Later in the poem a night-time journey by car is a voyage into a wordless and indifferent universe accessible only through dream. A river ‘bears him off his feet’, carrying him back to childhood memories of a coal fire, Dr Who and ‘Geordie gabble’ like the ‘residual sound/ of the creation of the universe.’ The poem ends:

…but here he is, not having expected
to lose the path, or care too much about the old guard
when they’d gone, but he does, surprisingly much.

Another fine example of Baker’s ability to articulate the conflicting tensions of life, and the possible consolation of imaginative attention, is the opening poem in the collection, ‘When a man goes out’. Here it’s an awareness of a worsening ecological crisis and the poet’s contribution to this in the acts of daily living, such as using a fridge, which preoccupy Baker. This is the ‘enlightened panic’ from which the chapbook takes its name. In such a context is it ‘decadent’, he asks, to be absorbed with questions about art?
The poet’s answer is that he does not ‘trust the voices that separate/ the inner from the outer, that sit at the threshold and ask for ID.’ Through attention to the present moment, the poem suggests, ‘a man may be transformed each morning, / like the day’s colours mirrored in the windows of a sleeping house.’

Other poems in this collection are tributes to fellow writers with whom Baker shares an aesthetic affinity – Geraldine Monk, Peter Hughes, Lee Harwood, Peter Gizzi. There are also two poems written in collaboration with Robert Sheppard and previously published in Sheppard’s EUOIA anthology. Baker shows himself equally at home in short-form poems as in the longer discursive texts. A number of the poems make use of embedded quotations– I noted Donne, Shakespeare and Joyce.
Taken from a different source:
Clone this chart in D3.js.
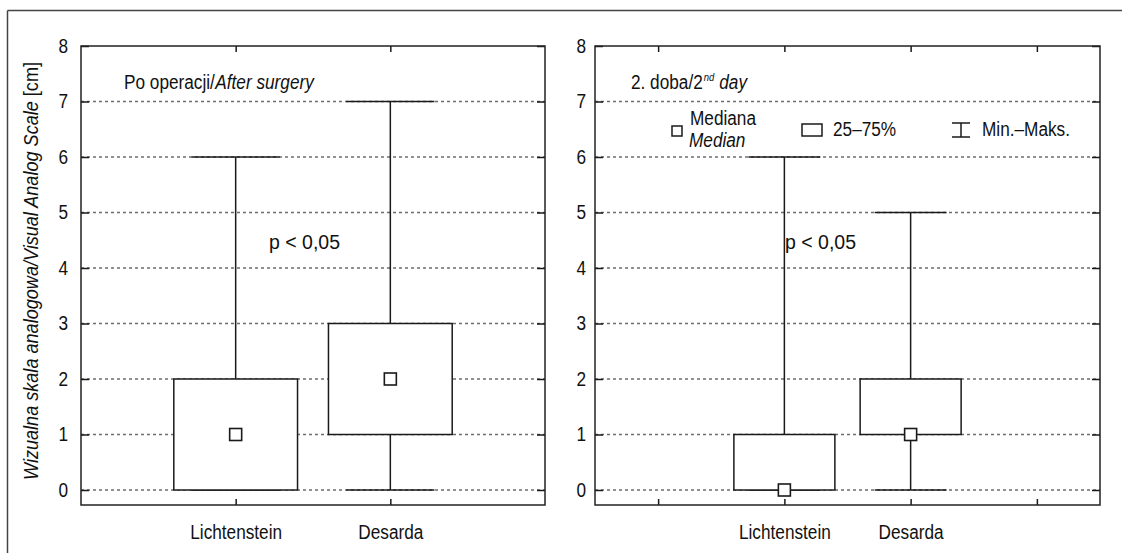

In ‘The Right’, Baker speaks of the ‘physicality/ to some texts’, which can ‘create an inner sound/ that takes on a life of its own/ aside from literal meaning’. He speculates that this might be something at one with ‘laugher or weeping,/ or wordless expressions of love.’ Or like the effect of someone making small talk before asking ‘an awkward question’, a question we do not have to answer because as guests we have ‘a right to silence.’

Can ‘a sound that transforms/ and continues the world…illuminate malignancies,/ soothe them with a process/ incompletely understood’ he asks in ‘Hematopoiesis’. Many of the poems in this volume offer precisely this kind of sustaining possibility.